* PROBLEM TO SOLVE:
Your task is to retype, word for word, the lines from the start of the data through the line holding "YAxis, ReferenceLine, ReferenceDot". Do not include the pictures.

>> BEGIN COLLECTED DATA

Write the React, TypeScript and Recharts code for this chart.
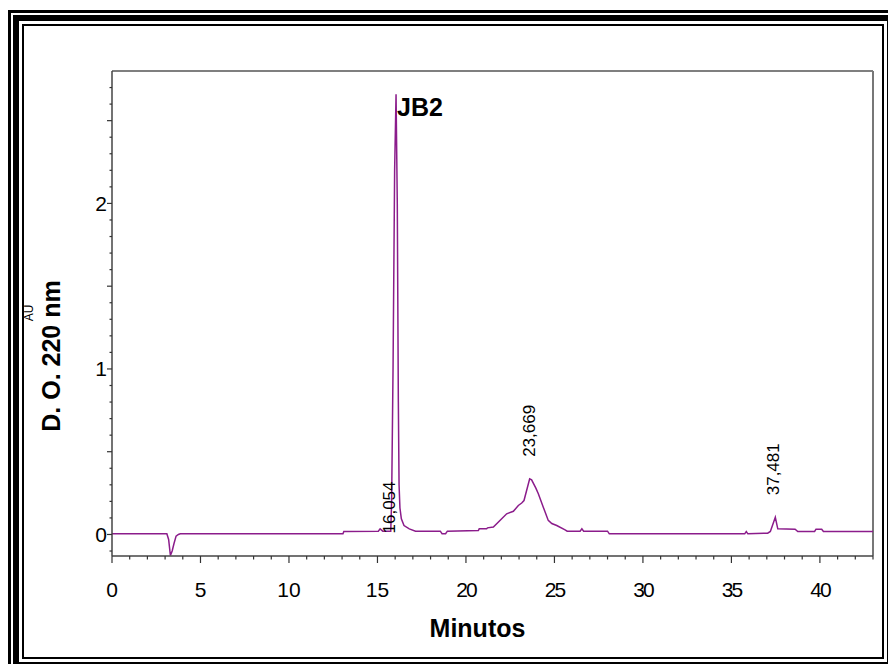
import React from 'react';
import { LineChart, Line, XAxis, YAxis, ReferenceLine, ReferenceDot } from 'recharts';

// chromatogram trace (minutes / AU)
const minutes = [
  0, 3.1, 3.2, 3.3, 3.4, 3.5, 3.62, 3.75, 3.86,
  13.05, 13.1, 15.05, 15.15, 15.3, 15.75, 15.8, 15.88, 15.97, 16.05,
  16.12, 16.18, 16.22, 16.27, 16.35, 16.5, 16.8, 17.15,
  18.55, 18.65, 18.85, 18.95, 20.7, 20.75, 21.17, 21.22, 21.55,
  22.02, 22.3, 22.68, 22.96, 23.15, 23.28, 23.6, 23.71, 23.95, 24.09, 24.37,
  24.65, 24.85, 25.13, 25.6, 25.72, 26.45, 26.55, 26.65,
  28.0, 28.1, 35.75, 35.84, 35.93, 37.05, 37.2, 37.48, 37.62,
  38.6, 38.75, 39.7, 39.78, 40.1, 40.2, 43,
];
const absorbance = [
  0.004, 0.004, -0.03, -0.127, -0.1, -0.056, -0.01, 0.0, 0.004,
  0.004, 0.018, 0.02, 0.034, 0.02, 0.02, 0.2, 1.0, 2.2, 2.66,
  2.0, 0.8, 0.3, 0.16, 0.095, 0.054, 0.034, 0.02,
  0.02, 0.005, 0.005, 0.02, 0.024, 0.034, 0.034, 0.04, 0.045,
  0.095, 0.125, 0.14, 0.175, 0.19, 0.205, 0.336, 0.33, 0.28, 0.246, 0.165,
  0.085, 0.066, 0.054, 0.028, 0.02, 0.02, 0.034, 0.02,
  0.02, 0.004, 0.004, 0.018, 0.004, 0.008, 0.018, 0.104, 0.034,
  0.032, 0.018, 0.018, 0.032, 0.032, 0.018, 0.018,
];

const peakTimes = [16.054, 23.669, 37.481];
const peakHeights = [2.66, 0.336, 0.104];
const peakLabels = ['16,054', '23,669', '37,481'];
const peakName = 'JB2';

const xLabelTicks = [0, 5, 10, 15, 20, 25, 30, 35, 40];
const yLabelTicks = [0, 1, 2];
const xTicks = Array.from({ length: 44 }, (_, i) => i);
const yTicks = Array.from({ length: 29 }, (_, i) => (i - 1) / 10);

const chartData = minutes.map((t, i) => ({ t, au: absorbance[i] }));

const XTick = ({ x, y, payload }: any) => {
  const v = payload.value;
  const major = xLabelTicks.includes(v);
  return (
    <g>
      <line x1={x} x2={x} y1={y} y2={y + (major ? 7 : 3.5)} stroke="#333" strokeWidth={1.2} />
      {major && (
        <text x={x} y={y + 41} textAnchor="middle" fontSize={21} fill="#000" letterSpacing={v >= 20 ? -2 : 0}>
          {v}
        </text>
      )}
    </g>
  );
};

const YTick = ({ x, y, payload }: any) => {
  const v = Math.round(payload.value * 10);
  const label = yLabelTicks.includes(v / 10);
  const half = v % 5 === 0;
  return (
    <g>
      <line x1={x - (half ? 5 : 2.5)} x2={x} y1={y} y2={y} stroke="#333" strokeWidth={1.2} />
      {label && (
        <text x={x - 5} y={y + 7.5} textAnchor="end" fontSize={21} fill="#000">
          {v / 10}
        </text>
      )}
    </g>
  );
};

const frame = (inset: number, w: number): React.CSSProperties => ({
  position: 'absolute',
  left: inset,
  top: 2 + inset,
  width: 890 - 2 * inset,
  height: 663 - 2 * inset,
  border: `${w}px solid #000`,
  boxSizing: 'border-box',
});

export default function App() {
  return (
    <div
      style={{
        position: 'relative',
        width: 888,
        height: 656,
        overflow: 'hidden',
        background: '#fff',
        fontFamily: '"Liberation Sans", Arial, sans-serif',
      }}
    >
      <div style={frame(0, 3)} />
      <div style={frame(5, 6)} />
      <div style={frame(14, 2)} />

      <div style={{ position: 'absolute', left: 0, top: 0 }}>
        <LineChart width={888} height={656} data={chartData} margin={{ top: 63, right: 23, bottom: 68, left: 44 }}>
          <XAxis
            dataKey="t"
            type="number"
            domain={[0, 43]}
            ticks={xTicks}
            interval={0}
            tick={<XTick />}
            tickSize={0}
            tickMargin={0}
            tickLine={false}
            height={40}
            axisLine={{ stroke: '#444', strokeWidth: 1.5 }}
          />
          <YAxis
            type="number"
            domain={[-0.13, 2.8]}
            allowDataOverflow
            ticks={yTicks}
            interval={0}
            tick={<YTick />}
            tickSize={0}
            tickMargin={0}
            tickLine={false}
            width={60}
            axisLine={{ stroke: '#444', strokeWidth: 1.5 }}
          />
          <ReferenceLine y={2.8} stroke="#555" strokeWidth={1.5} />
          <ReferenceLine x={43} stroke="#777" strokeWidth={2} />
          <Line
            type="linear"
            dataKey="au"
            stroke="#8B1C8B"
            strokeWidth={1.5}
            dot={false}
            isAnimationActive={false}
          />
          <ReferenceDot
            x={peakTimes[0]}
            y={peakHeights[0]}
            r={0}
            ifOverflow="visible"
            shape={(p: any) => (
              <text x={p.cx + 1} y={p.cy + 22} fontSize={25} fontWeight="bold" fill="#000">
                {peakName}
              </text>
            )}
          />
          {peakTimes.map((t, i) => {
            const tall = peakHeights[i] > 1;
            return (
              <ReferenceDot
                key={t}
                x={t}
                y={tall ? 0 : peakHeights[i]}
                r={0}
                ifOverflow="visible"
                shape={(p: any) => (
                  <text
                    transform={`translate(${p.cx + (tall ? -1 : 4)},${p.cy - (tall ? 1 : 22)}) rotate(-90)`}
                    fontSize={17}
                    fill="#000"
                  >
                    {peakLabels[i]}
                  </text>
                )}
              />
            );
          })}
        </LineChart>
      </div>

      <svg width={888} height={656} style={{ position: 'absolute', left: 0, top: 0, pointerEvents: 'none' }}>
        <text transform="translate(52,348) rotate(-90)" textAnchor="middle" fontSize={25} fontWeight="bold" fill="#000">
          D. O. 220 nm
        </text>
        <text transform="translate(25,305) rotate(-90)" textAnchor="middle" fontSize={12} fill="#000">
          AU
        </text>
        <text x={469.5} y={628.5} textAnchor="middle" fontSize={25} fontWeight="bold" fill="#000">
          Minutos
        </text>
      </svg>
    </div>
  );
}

>> END COLLECTED DATA

* FINAL RESULT:
Write the React, TypeScript and Recharts code for this chart.
import React from 'react';
import { LineChart, Line, XAxis, YAxis, ReferenceLine, ReferenceDot } from 'recharts';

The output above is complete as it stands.